Natural Resources Wales (the equivalent of Natural England, the Environment Agency and Forestry England rolled into one) has issued its new General Licences which are valid until the end of December 2019.

They are a big step forward and Wild Justice supports the moves that have been made to make these licences fitter for purpose. The new licences are not perfect but they are certainly better. Our view is very similar to that of the RSPB as set out in this blog post.

We are promised further review of these licences in 2020.

The new GL004 limits lethal control to Carrion Crow, Jackdaw, Magpie and Jay and only for the purposes of protecting the eggs and chicks of a list of species of conservation importance in Wales and only (without seeking further permission) outside of designated sites. This is a considerable clamping down on the licensed casual killing of birds in Wales. It limits the species (not enough), the location and, it appears, the time of year under which the licences can be used. We write ‘appears’ because we are sure that some shooters will say that they are shooting a Carrion Crow in November in order to protect Curlew eggs in May and we will want clarification on this matter from NRW. But it’s a good start (could be even better) and we know that it has been made in the face of strong opposition from angry men with guns.

The Annex 1 list, of species of conservation concern, is a bit ham-fisted, we would argue, given that it includes many species that never have and never will nest in Wales (so the protection of their eggs or young is rather moot).
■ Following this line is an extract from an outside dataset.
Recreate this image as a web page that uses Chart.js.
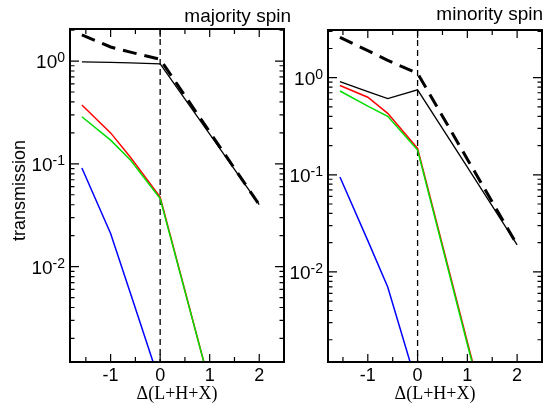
<!DOCTYPE html>
<html>
<head>
<meta charset="utf-8">
<script src="https://cdn.jsdelivr.net/npm/chart.js@4"></script>
<style>
  body { margin: 0; background: #fff; }
  #wrap { position: relative; width: 560px; height: 403px; }
  canvas { position: absolute; left: 0; top: 0; }
</style>
</head>
<body>
<div id="wrap">
  <canvas id="chartMaj" width="560" height="403"></canvas>
  <canvas id="chartMin" width="560" height="403"></canvas>
</div>
<script>
// majority spin panel
const majX = [-1.58, -1, -0.6, 0, 1, 2];
const majDashed = [1.8, 1.37, 1.22, 1.04, 0.204, 0.04];
const majBlack = [0.98, 0.97, 0.96, 0.94, 0.194, 0.04];
const majRed = [0.373, 0.2, 0.116, 0.0475, 0.00072, null];
const majGreen = [0.287, 0.17, 0.109, 0.046, 0.00072, null];
const majBlue = [0.091, 0.021, 0.0055, 0.00073, null, null];

// minority spin panel
const minX = [-1.56, -1, -0.6, 0, 1, 2];
const minDashed = [2.6, 1.9, 1.51, 1.11, 0.145, 0.019];
const minBlack = [0.91, 0.72, 0.61, 0.75, 0.12, 0.019];
const minRed = [0.83, 0.63, 0.43, 0.187, 0.0019, 0.00002];
const minGreen = [0.73, 0.51, 0.40, 0.18, 0.0018, 0.00002];
const minBlue = [0.095, 0.021, 0.007, 0.00065, null, null];

// ticks
const xMajorTicks = [-1, 0, 1, 2];
const xMinorTicks = [-1.5, -0.5, 0.5, 1.5];
const yMajorTicks = [0.01, 0.1, 1];

const SANS = "'Liberation Sans', Arial, sans-serif";
const SERIF = "'Liberation Serif', 'Times New Roman', serif";

function pts(xs, ys) {
    return xs.map((x, i) => ({ x: x, y: ys[i] }));
}

// minor log ticks 2..9 per decade inside the range
function minorLogTicks(min, max) {
    const out = [];
    for (let e = -4; e <= 1; e++) {
        for (let m = 2; m <= 9; m++) {
            const v = m * Math.pow(10, e);
            if (v > min && v < max) out.push(v);
        }
    }
    return out;
}

const axisDecor = {
    id: "axisDecor",
    beforeDatasetsDraw(chart, args, opts) {
        // vertical dashed line at x = 0
        const ctx = chart.ctx;
        const a = chart.chartArea;
        const x0 = chart.scales.x.getPixelForValue(0);
        ctx.save();
        ctx.strokeStyle = "#000";
        ctx.lineWidth = 1.3;
        ctx.setLineDash([6, 4]);
        ctx.beginPath();
        ctx.moveTo(x0, a.top);
        ctx.lineTo(x0, a.bottom);
        ctx.stroke();
        ctx.restore();
    },
    afterDatasetsDraw(chart, args, opts) {
        const ctx = chart.ctx;
        const a = chart.chartArea;
        const xs = chart.scales.x;
        const ys = chart.scales.y;
        ctx.save();
        ctx.strokeStyle = "#000";
        ctx.fillStyle = "#000";
        ctx.lineWidth = 1.2;
        ctx.beginPath();
        // x ticks, bottom and top, pointing inward
        xMajorTicks.forEach(v => {
            const p = xs.getPixelForValue(v);
            ctx.moveTo(p, a.bottom); ctx.lineTo(p, a.bottom - 8);
            ctx.moveTo(p, a.top); ctx.lineTo(p, a.top + 8);
        });
        xMinorTicks.forEach(v => {
            const p = xs.getPixelForValue(v);
            ctx.moveTo(p, a.bottom); ctx.lineTo(p, a.bottom - 5);
            ctx.moveTo(p, a.top); ctx.lineTo(p, a.top + 5);
        });
        // y ticks, left and right
        yMajorTicks.forEach(v => {
            const p = ys.getPixelForValue(v);
            ctx.moveTo(a.left, p); ctx.lineTo(a.left + 9, p);
            ctx.moveTo(a.right, p); ctx.lineTo(a.right - 9, p);
        });
        minorLogTicks(ys.min, ys.max).forEach(v => {
            const p = ys.getPixelForValue(v);
            ctx.moveTo(a.left, p); ctx.lineTo(a.left + 4.5, p);
            ctx.moveTo(a.right, p); ctx.lineTo(a.right - 4.5, p);
        });
        ctx.stroke();

        // frame
        ctx.lineWidth = 2;
        ctx.strokeRect(a.left, a.top, a.right - a.left, a.bottom - a.top);

        // x tick labels
        ctx.font = "18px " + SANS;
        ctx.textAlign = "center";
        ctx.textBaseline = "middle";
        xMajorTicks.forEach(v => {
            ctx.fillText(String(v), xs.getPixelForValue(v), a.bottom + 14);
        });

        // y tick labels 10^n
        ctx.textBaseline = "alphabetic";
        yMajorTicks.forEach(v => {
            const p = ys.getPixelForValue(v);
            const ex = String(Math.round(Math.log10(v)));
            ctx.font = "14px " + SANS;
            const wSup = ctx.measureText(ex).width;
            ctx.font = "19px " + SANS;
            const wBase = ctx.measureText("10").width;
            const right = a.left - 5;
            ctx.textAlign = "left";
            ctx.fillText("10", right - wSup - wBase, p + 7);
            ctx.font = "14px " + SANS;
            ctx.fillText(ex, right - wSup, p + 1);
        });

        // x axis title
        ctx.font = "18px " + SERIF;
        ctx.textAlign = "center";
        ctx.textBaseline = "middle";
        ctx.fillText("\u0394(L+H+X)", (a.left + a.right) / 2, a.bottom + 32);

        // panel title
        ctx.font = "19px " + SANS;
        ctx.textAlign = "right";
        ctx.textBaseline = "alphabetic";
        ctx.fillText(opts.title, opts.titleX, opts.titleY);

        // y axis title
        if (opts.yTitle) {
            ctx.translate(20, (a.top + a.bottom) / 2 - 5);
            ctx.rotate(-Math.PI / 2);
            ctx.font = "18px " + SANS;
            ctx.textAlign = "center";
            ctx.textBaseline = "middle";
            ctx.fillText(opts.yTitle, 0, 0);
        }
        ctx.restore();
    }
};

function makePanel(id, xs, series, yMax, xMin, pad, decor) {
    const ctx = document.getElementById(id).getContext("2d");
    const datasets = [
        { data: pts(xs, series.blue), borderColor: "#0000ff", borderWidth: 1.5 },
        { data: pts(xs, series.green), borderColor: "#00dd00", borderWidth: 1.5 },
        { data: pts(xs, series.red), borderColor: "#ff0000", borderWidth: 1.5 },
        { data: pts(xs, series.black), borderColor: "#000000", borderWidth: 1.3 },
        { data: pts(xs, series.dashed), borderColor: "#000000", borderWidth: 3, borderDash: [14, 8] }
    ];
    datasets.forEach(d => {
        d.pointRadius = 0;
        d.tension = 0;
        d.fill = false;
        d.spanGaps = false;
        d.clip = 0;
    });
    return new Chart(ctx, {
        type: "line",
        data: { datasets: datasets },
        options: {
            responsive: false,
            animation: false,
            devicePixelRatio: 1,
            layout: { padding: pad },
            scales: {
                x: { type: "linear", min: xMin, max: 2.5, display: false },
                y: { type: "logarithmic", min: 0.00118, max: yMax, display: false }
            },
            plugins: {
                legend: { display: false },
                tooltip: { enabled: false },
                axisDecor: decor
            }
        },
        plugins: [axisDecor]
    });
}

makePanel("chartMaj", majX,
    { dashed: majDashed, black: majBlack, red: majRed, green: majGreen, blue: majBlue },
    2.05, -1.82,
    { left: 70, right: 276, top: 29, bottom: 41 },
    { title: "majority spin", titleX: 291, titleY: 22, yTitle: "transmission" });

makePanel("chartMin", minX,
    { dashed: minDashed, black: minBlack, red: minRed, green: minGreen, blue: minBlue },
    3.1, -1.8,
    { left: 328, right: 18, top: 30, bottom: 41 },
    { title: "minority spin", titleX: 543, titleY: 20, yTitle: null });
</script>
</body>
</html>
It also includes quite a few common widespread species, eg Song Thrush, which may allow those wanting to kill Magpies to do so with no earthly conservation benefit being possible since the science shows that Magpies do not have an impact on those species’ numbers.

There is also the issue of Shrodinger’s Pheasant. The Pheasant is not a species listed on Annex 1 (quite rightly – it’s a non-native species for heaven’s sake) but you will find in popping up on GL001 which sets out the rules for protecting livestock. Pheasants are livestock when they are being captive bred or are in release pens (even, it appears, when those release pens have no roof and those Pheasants can fly in and out of them). But NRW have followed NE in claiming that Pheasants are livestock when they are ‘kept’ and that any Pheasant that has been released into the wild but nips back now and again to have a peck of grain is still livestock. And the consequence of this is that, in theory, one could kill corvids to ‘protect’ Pheasants that were released months ago but occasionally revisit release pens. Livestock have owners. Therefore this opens up the possibility of taking legal action against the owners of free-roaming Pheasants who damage your vegetables or cause road traffic accidents – perhaps. This unsatisfactory situation needs looking into and it’s on Wild Justice’s list of issues.

We will be looking at these new licences in more detail with our lawyers.

However, Wales now has a better set of General Licences than does England or Scotland. Well done Wales! But let’s see more progress soon, please.